I advice you to read this document: http://developer.nvidia.com/attach/6427

ok great, thank you!
@eric: i’d like to implement the scissor optimization that you’re discussing in your article, but i got lost after the third or fourth transformation… could you explain in other words to me how to compute those scissor rectangles? thanks in advance!

Vexator

see this example - scissor and depth bound test with sources and demo: http://download.developer.nvidia.com/dev…olume_intersect

Vexator,

If I understand what you’re asking about, the scissor optimization is basically computing a screen-space bounding rect (or volume if you use depth bounds test) that conservatively covers the intersection of the light volume and the shadow volume of an object.

With bounded light sources that are fully attenuated at some distance away from the light, it is wasted effort to do stencil incr/decr when you know for sure the light won’t illuminate there.

This is an important way to reduce fill costs for SSV rendering, though it does (unfortunately) come at some CPU cost.

Thanks -
Cass

For the scissor test, you’re basically just projecting the light’s bounding sphere onto the image plane and calculating the enclosing rectangle. You have to be careful to calculate the right tangent planes to the sphere, and there are a bunch of corner cases to watch out for. There’s a somewhat old derivation of the bounding rectangle here:

http://www.gamasutra.com/features/20021011/lengyel_01.htm

It can be simplified a little. A slightly better derivation can be found in the 2nd edition of Mathematics for 3D Game Programming and Computer Graphics.

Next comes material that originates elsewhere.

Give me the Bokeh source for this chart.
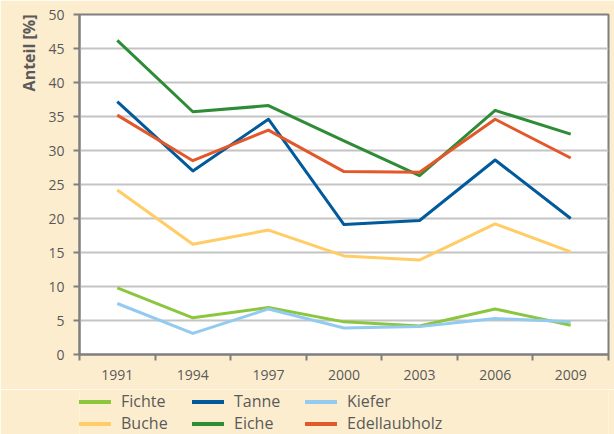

thank you, i downloaded the demo and will try to implement the tests :slight_smile: but i’m having problems organizing all those visiblity checks atm:

my first pass is depth only, then follow the light passes, one for each light. this worked great before i implemented shadows. now i’m agonizing over this for hours: i have only one depth test, so i can only decide one per frame which objects are to be drawn. but actually, this can differ for every light. an object which casts visible shadows in light pass #1 does not neccessarily have to do the same in light pass #2. but i can’t enable the depth mask for every light pass as this results in additively blended passes Oo how to manage this?